# YOUR GOAL
Your task is to output the listing word for word, with pictures excluded.

- - - -

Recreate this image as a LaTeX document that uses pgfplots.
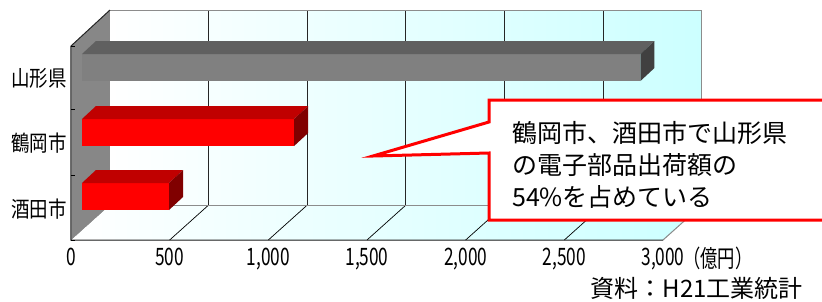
\documentclass[border=0pt]{standalone}
\usepackage{fontspec}
\usepackage{pgfplots}
\pgfplotsset{compat=1.18}
\setmainfont{Noto Sans CJK JP}
\newfontfamily\numf[FakeStretch=0.72]{Noto Sans CJK JP}
\newfontfamily\catf[FakeStretch=0.84]{Noto Sans CJK JP}
\definecolor{wallc}{HTML}{CCFFFF}
\definecolor{sidewall}{HTML}{878787}
\definecolor{gfront}{HTML}{808080}
\definecolor{gtop}{HTML}{606060}
\definecolor{gside}{HTML}{404040}
\definecolor{rfront}{HTML}{FF0000}
\definecolor{rtop}{HTML}{C00000}
\definecolor{rside}{HTML}{800000}
\definecolor{edgegray}{HTML}{8C8C8C}

% 3D bar: #1 value, #2 lower y of front face, #3 front, #4 top, #5 side colour
\newcommand\barthreeD[5]{%
  \pgfmathsetmacro\xa{55.7}%
  \pgfmathsetmacro\xb{55.7+#1}%
  \pgfmathsetmacro\xc{55.7+#1+71}%
  \pgfmathsetmacro\xd{55.7+71}%
  \pgfmathsetmacro\ya{#2}%
  \pgfmathsetmacro\yb{#2+27}%
  \pgfmathsetmacro\yc{#2+27+13}%
  \pgfmathsetmacro\yd{#2+13}%
  \edef\temp{%
    \noexpand\addplot[fill=#3, draw=none] coordinates {(\xa,\ya) (\xb,\ya) (\xb,\yb) (\xa,\yb)} --cycle;
    \noexpand\addplot[fill=#4, draw=none] coordinates {(\xa,\yb) (\xb,\yb) (\xc,\yc) (\xd,\yc)} --cycle;
    \noexpand\addplot[fill=#5, draw=none] coordinates {(\xb,\ya) (\xc,\yd) (\xc,\yc) (\xb,\yb)} --cycle;
  }\temp
}

\begin{document}
\begin{tikzpicture}
\path[use as bounding box] (-71pt,-61pt) rectangle (751pt,240pt);
\begin{axis}[
  at={(0pt,0pt)}, anchor=origin,
  scale only axis, width=592pt, height=194pt,
  xmin=0, xmax=3000, ymin=0, ymax=194,
  clip=false, axis on top,
  axis line style={draw=none},
  tick pos=left,
  xtick={0,500,1000,1500,2000,2500,3000},
  xtick style={draw=none},
  xticklabel style={font=\numf\fontsize{24}{24}\selectfont, inner sep=0pt, anchor=north, yshift=-8pt},
  /pgf/number format/.cd, 1000 sep={,}, assume math mode=true, /pgfplots/.cd,
  ytick={31,97,162},
  yticklabels={酒田市,鶴岡市,山形県},
  major tick length=0pt,
  minor ytick={0,65,131,194},
  minor tick length=4pt,
  minor tick style={black, line width=0.8pt},
  tick align=inside,
  yticklabel style={font=\catf\fontsize{22}{22}\selectfont, inner sep=0pt, anchor=east, xshift=-4pt},
]
% back wall
\fill[left color=white, right color=wallc] (axis cs:197.6,35) rectangle (axis cs:3197.6,230);
% floor
\fill[left color=white, right color=wallc] (axis cs:0,0) -- (axis cs:3000,0) -- (axis cs:3197.6,35) -- (axis cs:197.6,35) -- cycle;
% side wall
\fill[sidewall] (axis cs:0,0) -- (axis cs:197.6,35) -- (axis cs:197.6,230) -- (axis cs:0,194) -- cycle;
% grid on back wall
\draw[black!85, line width=1pt] (axis cs:697.6,35) -- (axis cs:697.6,230);
\draw[black!85, line width=1pt] (axis cs:1197.6,35) -- (axis cs:1197.6,230);
\draw[black!85, line width=1pt] (axis cs:1697.6,35) -- (axis cs:1697.6,230);
\draw[black!85, line width=1pt] (axis cs:2197.6,35) -- (axis cs:2197.6,230);
\draw[black!85, line width=1pt] (axis cs:2697.6,35) -- (axis cs:2697.6,230);
% floor diagonals
\draw[black, line width=0.7pt] (axis cs:500,0) -- (axis cs:697.6,35);
\draw[black, line width=0.7pt] (axis cs:1000,0) -- (axis cs:1197.6,35);
\draw[black, line width=0.7pt] (axis cs:1500,0) -- (axis cs:1697.6,35);
\draw[black, line width=0.7pt] (axis cs:2000,0) -- (axis cs:2197.6,35);
\draw[black, line width=0.7pt] (axis cs:2500,0) -- (axis cs:2697.6,35);
% wall edges
\draw[edgegray, line width=1pt] (axis cs:197.6,230) -- (axis cs:3197.6,230) -- (axis cs:3197.6,35) -- (axis cs:197.6,35);
\draw[edgegray, line width=1pt] (axis cs:3000,0) -- (axis cs:3197.6,35);
\draw[black!85, line width=1pt] (axis cs:3000,0) -- (axis cs:0,0) -- (axis cs:0,194) -- (axis cs:197.6,230);
% bars
\barthreeD{2830}{159}{gfront}{gtop}{gside}
\barthreeD{1075}{94}{rfront}{rtop}{rside}
\barthreeD{441}{30}{rfront}{rtop}{rside}
\end{axis}
% unit and source
\node[anchor=west, inner sep=0pt, font=\numf\fontsize{24}{24}\selectfont] at (612pt,-18pt) {（億円）};
\node[anchor=east, inner sep=0pt, font=\fontsize{24}{24}\selectfont] at (732pt,-48pt) {資料：H21工業統計};
% callout
\draw[red, line width=3pt, fill=white, line join=miter] (418pt,140pt) -- (418pt,118pt) -- (302pt,84pt) -- (418pt,87pt) -- (418pt,20pt) -- (770pt,20pt) -- (770pt,140pt) -- cycle;
\node[anchor=north west, align=left, inner sep=0pt, font=\fontsize{25}{32}\selectfont] at (441pt,119pt) {鶴岡市、酒田市で山形県\\の電子部品出荷額の\\54\%を占めている};
\end{tikzpicture}
\end{document}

- - - -

# TASK ANSWER
Recreate this image as a LaTeX document that uses pgfplots.
\documentclass[border=0pt]{standalone}
\usepackage{fontspec}
\usepackage{pgfplots}
\pgfplotsset{compat=1.18}
\setmainfont{Noto Sans CJK JP}
\newfontfamily\numf[FakeStretch=0.72]{Noto Sans CJK JP}
\newfontfamily\catf[FakeStretch=0.84]{Noto Sans CJK JP}
\definecolor{wallc}{HTML}{CCFFFF}
\definecolor{sidewall}{HTML}{878787}
\definecolor{gfront}{HTML}{808080}
\definecolor{gtop}{HTML}{606060}
\definecolor{gside}{HTML}{404040}
\definecolor{rfront}{HTML}{FF0000}
\definecolor{rtop}{HTML}{C00000}
\definecolor{rside}{HTML}{800000}
\definecolor{edgegray}{HTML}{8C8C8C}

% 3D bar: #1 value, #2 lower y of front face, #3 front, #4 top, #5 side colour
\newcommand\barthreeD[5]{%
  \pgfmathsetmacro\xa{55.7}%
  \pgfmathsetmacro\xb{55.7+#1}%
  \pgfmathsetmacro\xc{55.7+#1+71}%
  \pgfmathsetmacro\xd{55.7+71}%
  \pgfmathsetmacro\ya{#2}%
  \pgfmathsetmacro\yb{#2+27}%
  \pgfmathsetmacro\yc{#2+27+13}%
  \pgfmathsetmacro\yd{#2+13}%
  \edef\temp{%
    \noexpand\addplot[fill=#3, draw=none] coordinates {(\xa,\ya) (\xb,\ya) (\xb,\yb) (\xa,\yb)} --cycle;
    \noexpand\addplot[fill=#4, draw=none] coordinates {(\xa,\yb) (\xb,\yb) (\xc,\yc) (\xd,\yc)} --cycle;
    \noexpand\addplot[fill=#5, draw=none] coordinates {(\xb,\ya) (\xc,\yd) (\xc,\yc) (\xb,\yb)} --cycle;
  }\temp
}

\begin{document}
\begin{tikzpicture}
\path[use as bounding box] (-71pt,-61pt) rectangle (751pt,240pt);
\begin{axis}[
  at={(0pt,0pt)}, anchor=origin,
  scale only axis, width=592pt, height=194pt,
  xmin=0, xmax=3000, ymin=0, ymax=194,
  clip=false, axis on top,
  axis line style={draw=none},
  tick pos=left,
  xtick={0,500,1000,1500,2000,2500,3000},
  xtick style={draw=none},
  xticklabel style={font=\numf\fontsize{24}{24}\selectfont, inner sep=0pt, anchor=north, yshift=-8pt},
  /pgf/number format/.cd, 1000 sep={,}, assume math mode=true, /pgfplots/.cd,
  ytick={31,97,162},
  yticklabels={酒田市,鶴岡市,山形県},
  major tick length=0pt,
  minor ytick={0,65,131,194},
  minor tick length=4pt,
  minor tick style={black, line width=0.8pt},
  tick align=inside,
  yticklabel style={font=\catf\fontsize{22}{22}\selectfont, inner sep=0pt, anchor=east, xshift=-4pt},
]
% back wall
\fill[left color=white, right color=wallc] (axis cs:197.6,35) rectangle (axis cs:3197.6,230);
% floor
\fill[left color=white, right color=wallc] (axis cs:0,0) -- (axis cs:3000,0) -- (axis cs:3197.6,35) -- (axis cs:197.6,35) -- cycle;
% side wall
\fill[sidewall] (axis cs:0,0) -- (axis cs:197.6,35) -- (axis cs:197.6,230) -- (axis cs:0,194) -- cycle;
% grid on back wall
\draw[black!85, line width=1pt] (axis cs:697.6,35) -- (axis cs:697.6,230);
\draw[black!85, line width=1pt] (axis cs:1197.6,35) -- (axis cs:1197.6,230);
\draw[black!85, line width=1pt] (axis cs:1697.6,35) -- (axis cs:1697.6,230);
\draw[black!85, line width=1pt] (axis cs:2197.6,35) -- (axis cs:2197.6,230);
\draw[black!85, line width=1pt] (axis cs:2697.6,35) -- (axis cs:2697.6,230);
% floor diagonals
\draw[black, line width=0.7pt] (axis cs:500,0) -- (axis cs:697.6,35);
\draw[black, line width=0.7pt] (axis cs:1000,0) -- (axis cs:1197.6,35);
\draw[black, line width=0.7pt] (axis cs:1500,0) -- (axis cs:1697.6,35);
\draw[black, line width=0.7pt] (axis cs:2000,0) -- (axis cs:2197.6,35);
\draw[black, line width=0.7pt] (axis cs:2500,0) -- (axis cs:2697.6,35);
% wall edges
\draw[edgegray, line width=1pt] (axis cs:197.6,230) -- (axis cs:3197.6,230) -- (axis cs:3197.6,35) -- (axis cs:197.6,35);
\draw[edgegray, line width=1pt] (axis cs:3000,0) -- (axis cs:3197.6,35);
\draw[black!85, line width=1pt] (axis cs:3000,0) -- (axis cs:0,0) -- (axis cs:0,194) -- (axis cs:197.6,230);
% bars
\barthreeD{2830}{159}{gfront}{gtop}{gside}
\barthreeD{1075}{94}{rfront}{rtop}{rside}
\barthreeD{441}{30}{rfront}{rtop}{rside}
\end{axis}
% unit and source
\node[anchor=west, inner sep=0pt, font=\numf\fontsize{24}{24}\selectfont] at (612pt,-18pt) {（億円）};
\node[anchor=east, inner sep=0pt, font=\fontsize{24}{24}\selectfont] at (732pt,-48pt) {資料：H21工業統計};
% callout
\draw[red, line width=3pt, fill=white, line join=miter] (418pt,140pt) -- (418pt,118pt) -- (302pt,84pt) -- (418pt,87pt) -- (418pt,20pt) -- (770pt,20pt) -- (770pt,140pt) -- cycle;
\node[anchor=north west, align=left, inner sep=0pt, font=\fontsize{25}{32}\selectfont] at (441pt,119pt) {鶴岡市、酒田市で山形県\\の電子部品出荷額の\\54\%を占めている};
\end{tikzpicture}
\end{document}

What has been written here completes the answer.